The teen suffered her first severe allergic reaction at age 12 while on vacation with her family. She went swimming in a hotel pool and later that night woke up covered in hives. Initially, Allen’s family thought she was allergic to chlorine or some other harsh chemical, but after taking a dip in a lake known for very clean water, it became a much larger concern.

After a self-diagnosis and several tests from dermatologists, including soaking in a tub of water and other forms of exposure, she said, "it was similar to torture." It was then that she was diagnosed with aquagenic urticaria.

The water allergy is so rare that there are fewer than 100 cases that have been published in scientific literature. A 2011 study published in the journal Annals of Dermatology describes AU as a rare form of physical urticaria, in which contact with water causes severe allergy-like symptoms, regardless of its temperature or source, be it rain, snow, sweat, or tears. Lesions form mainly on the upper body, including neck, trunk, shoulder, arms, and back.

"It feels like your skin has been sandpapered down until there's only one layer left and it itches, but you can't itch it or it will break and burn and bleed," Allen said. "You just feel like you've been dipped in a vat of acid, not for long, but for long enough to tear off a layer of skin."

The rare water allergy can be developed even during adulthood. In 2009, 21-year-old Michaela Dutton, was diagnosed with AU after giving birth to her son. She now cannot drink water, so instead drinks Diet Coke, which her body can tolerate, although it contains carbonated water. Doctors believe Dutton’s AU was caused by a hormonal imbalance brought on by giving birth. However, the exact onset of AU is not fully known, but elevated histamine levels are suspected to trigger allergic reactions.

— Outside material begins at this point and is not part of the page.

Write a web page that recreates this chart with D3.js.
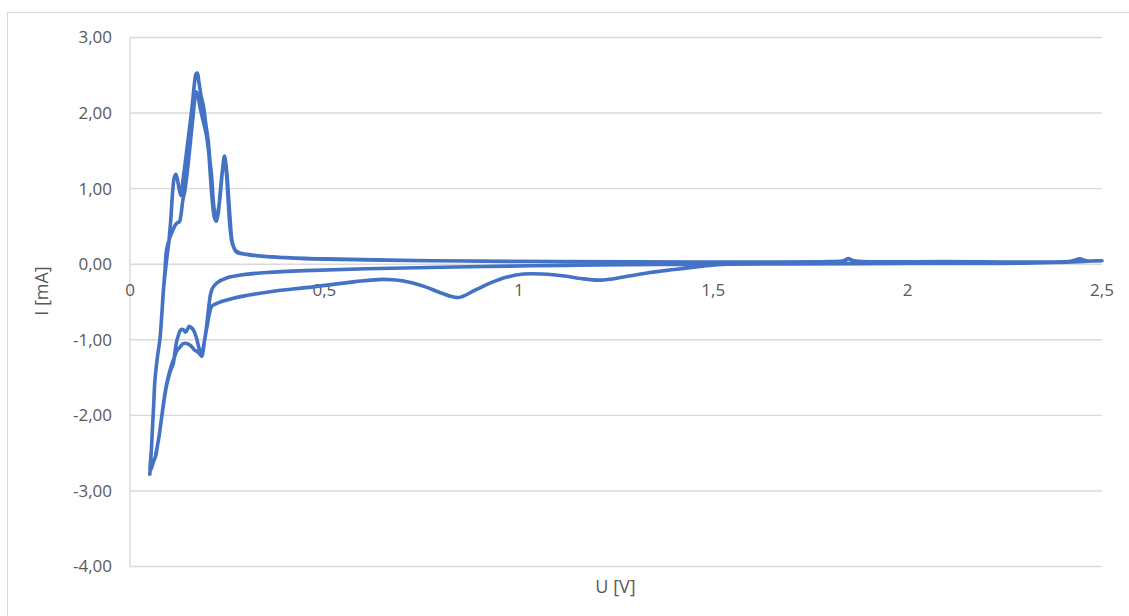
<!DOCTYPE html>
<html>
<head>
<meta charset="utf-8">
<script src="https://cdn.jsdelivr.net/npm/d3@7"></script>
<style>
  html, body { margin: 0; padding: 0; background: #fff; }
  svg { display: block; }
  text { font-family: "Open Sans", "Noto Sans", sans-serif; fill: #595959; }
</style>
</head>
<body>
<svg id="chart" width="1129" height="616"></svg>
<script>
// ---- Data (U in V, I in mA) ----
const xTicks = [0, 0.5, 1, 1.5, 2, 2.5];
const xTickLabels = ["0", "0,5", "1", "1,5", "2", "2,5"];
const yTicks = [-4, -3, -2, -1, 0, 1, 2, 3];
const yTickLabels = ["-4,00", "-3,00", "-2,00", "-1,00", "0,00", "1,00", "2,00", "3,00"];
const xTitle = "U [V]";
const yTitle = "I [mA]";

// cycle 1, anodic sweep
const anodic1 = [
  [0.051,-2.78],[0.055,-2.45],[0.058,-2.15],[0.061,-1.85],[0.064,-1.54],[0.070,-1.25],
  [0.077,-0.99],[0.082,-0.65],[0.086,-0.34],[0.090,-0.08],[0.094,0.19],[0.103,0.36],
  [0.111,0.46],[0.118,0.53],[0.122,0.55],[0.127,0.56],[0.131,0.65],[0.136,0.85],
  [0.141,0.97],[0.148,1.25],[0.155,1.6],[0.162,1.95],[0.167,2.2],[0.170,2.28],
  [0.174,2.24],[0.180,2.08],[0.188,1.9],[0.196,1.72],[0.202,1.5],[0.207,1.15],
  [0.212,0.82],[0.217,0.62],[0.222,0.57],[0.227,0.68],[0.232,0.95],[0.238,1.25],
  [0.243,1.40],[0.248,1.2],[0.253,0.8],[0.258,0.45],[0.264,0.26],[0.274,0.17],
  [0.30,0.13],[0.386,0.09],[0.5,0.07],[0.78,0.045],[1.1,0.035],[1.47,0.03],
  [1.8,0.035],[1.835,0.045],[1.848,0.07],[1.862,0.045],[2.1,0.035],[2.42,0.04],
  [2.443,0.065],[2.46,0.045],[2.5,0.045]
];
// cycle 1, cathodic sweep
const cathodic1 = [
  [2.5,0.045],[2.3,0.015],[2.0,0.01],[1.7,0.005],[1.55,0.0],[1.51,-0.005],[1.466,-0.03],
  [1.40,-0.07],[1.337,-0.11],[1.27,-0.17],[1.209,-0.21],[1.16,-0.19],[1.123,-0.16],
  [1.06,-0.13],[1.012,-0.13],[0.97,-0.17],[0.926,-0.25],[0.885,-0.35],[0.845,-0.44],
  [0.80,-0.38],[0.76,-0.30],[0.70,-0.22],[0.652,-0.20],[0.58,-0.23],[0.471,-0.30],
  [0.352,-0.37],[0.266,-0.45],[0.222,-0.52],[0.210,-0.56],[0.204,-0.66],[0.199,-0.80],
  [0.193,-0.97],[0.188,-1.12],[0.185,-1.21],[0.181,-1.20],[0.174,-1.16],[0.167,-1.14],
  [0.160,-1.10],[0.154,-1.07],[0.146,-1.05],[0.137,-1.05],[0.128,-1.10],[0.120,-1.15],
  [0.113,-1.25],[0.107,-1.33],[0.100,-1.46],[0.093,-1.62],[0.086,-1.85],[0.080,-2.08],
  [0.075,-2.27],[0.070,-2.42],[0.067,-2.52],[0.060,-2.62],[0.052,-2.74]
];
// cycle 2, anodic sweep
const anodic2 = [
  [0.052,-2.74],[0.055,-2.45],[0.058,-2.15],[0.061,-1.85],[0.064,-1.54],[0.070,-1.25],
  [0.077,-0.99],[0.082,-0.65],[0.086,-0.34],[0.094,0.05],[0.100,0.30],[0.105,0.6],
  [0.110,0.98],[0.114,1.15],[0.118,1.19],[0.122,1.12],[0.127,0.98],[0.131,0.91],
  [0.136,1.1],[0.141,1.3],[0.146,1.51],[0.153,1.8],[0.160,2.1],[0.166,2.4],
  [0.170,2.52],[0.173,2.53],[0.177,2.42],[0.183,2.22],[0.189,2.09],[0.195,1.85],
  [0.201,1.64],[0.206,1.35],[0.210,1.16],[0.214,0.85],[0.217,0.70],[0.221,0.58],
  [0.225,0.66],[0.231,0.86],[0.238,1.25],[0.243,1.43],[0.246,1.35],[0.250,1.16],
  [0.254,0.85],[0.257,0.63],[0.264,0.27],[0.274,0.16],[0.30,0.13],[0.386,0.09],
  [0.437,0.075],[0.78,0.045],[1.1,0.035],[1.47,0.03],[1.8,0.035],[1.835,0.045],
  [1.848,0.075],[1.862,0.045],[2.1,0.035],[2.42,0.04],[2.443,0.07],[2.46,0.045],[2.5,0.045]
];
// cycle 2, cathodic sweep
const cathodic2 = [
  [2.5,0.045],[2.3,0.02],[2.0,0.015],[1.7,0.01],[1.466,0.0],[1.2,-0.01],[1.037,-0.02],
  [0.8,-0.04],[0.609,-0.06],[0.45,-0.085],[0.352,-0.11],[0.29,-0.14],[0.25,-0.18],
  [0.223,-0.25],[0.212,-0.32],[0.207,-0.40],[0.203,-0.55],[0.200,-0.68],[0.196,-0.86],
  [0.191,-1.04],[0.187,-1.18],[0.184,-1.22],[0.180,-1.16],[0.176,-1.08],[0.170,-0.96],
  [0.164,-0.88],[0.158,-0.84],[0.152,-0.82],[0.148,-0.86],[0.143,-0.90],[0.138,-0.87],
  [0.133,-0.86],[0.128,-0.89],[0.124,-0.95],[0.120,-1.02],[0.116,-1.15],[0.111,-1.32],
  [0.105,-1.40],[0.098,-1.52],[0.092,-1.66],[0.086,-1.86],[0.080,-2.08],[0.075,-2.27],
  [0.070,-2.42],[0.066,-2.52]
];

// ---- Drawing ----
const svg = d3.select("#chart");
const W = 1129, H = 616;
const plot = { left: 130, right: 1102, top: 37.5, bottom: 566.5 };

const x = d3.scaleLinear().domain([0, 2.5]).range([plot.left, plot.right]);
const y = d3.scaleLinear().domain([-4, 3]).range([plot.bottom, plot.top]);

svg.append("rect").attr("x", 0).attr("y", 0).attr("width", W).attr("height", H).attr("fill", "#fff");
// chart frame
svg.append("rect").attr("x", 7.5).attr("y", 12.5).attr("width", W + 20).attr("height", H + 20)
  .attr("fill", "none").attr("stroke", "#d9d9d9").attr("stroke-width", 1);

// horizontal gridlines
svg.append("g").selectAll("line").data(yTicks).join("line")
  .attr("x1", plot.left).attr("x2", plot.right)
  .attr("y1", d => y(d)).attr("y2", d => y(d))
  .attr("stroke", "#d9d9d9").attr("stroke-width", 1.4);

// vertical axis line
svg.append("line").attr("x1", plot.left).attr("x2", plot.left)
  .attr("y1", y(3)).attr("y2", y(-4)).attr("stroke", "#d9d9d9").attr("stroke-width", 1.4);

// y tick labels
svg.append("g").selectAll("text").data(yTicks).join("text")
  .attr("x", 112).attr("y", d => y(d)).attr("dy", "0.35em")
  .attr("text-anchor", "end").attr("font-size", "17px")
  .text((d, i) => yTickLabels[i]);

// x tick labels (below the zero line)
svg.append("g").selectAll("text").data(xTicks).join("text")
  .attr("x", d => x(d)).attr("y", y(0) + 26)
  .attr("dy", "0.35em")
  .attr("text-anchor", "middle").attr("font-size", "17px")
  .text((d, i) => xTickLabels[i]);

// axis titles
svg.append("text").attr("x", x(1.25) - 0.5).attr("y", 587).attr("dy", "0.35em")
  .attr("text-anchor", "middle").attr("font-size", "18px").text(xTitle);
svg.append("text").attr("transform", "translate(42,291) rotate(-90)")
  .attr("dy", "0.35em").attr("text-anchor", "middle").attr("font-size", "18px").text(yTitle);

// curve
const allPts = anodic1.concat(cathodic1.slice(1), anodic2.slice(1), cathodic2.slice(1));
const line = d3.line().x(d => x(d[0])).y(d => y(d[1])).curve(d3.curveCatmullRom.alpha(0.5));
svg.append("path").datum(allPts).attr("d", line)
  .attr("fill", "none").attr("stroke", "#4472C4").attr("stroke-width", 3.6)
  .attr("stroke-linejoin", "round").attr("stroke-linecap", "round");
</script>
</body>
</html>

Similar to Dutton, Allen has made adjustments in her life to adapt to AU. The teen, who also suffers from severe dyslexia and attention deficit disorder, says she doesn’t want any of her ailments to define her. Allen considers herself lucky and believes that her conditions are tolerable and manageable compared others.

The teen pursues other non-aquatic hobbies and interests, including writing a blog, learning to play musical instruments, and even rock climbing, among many others.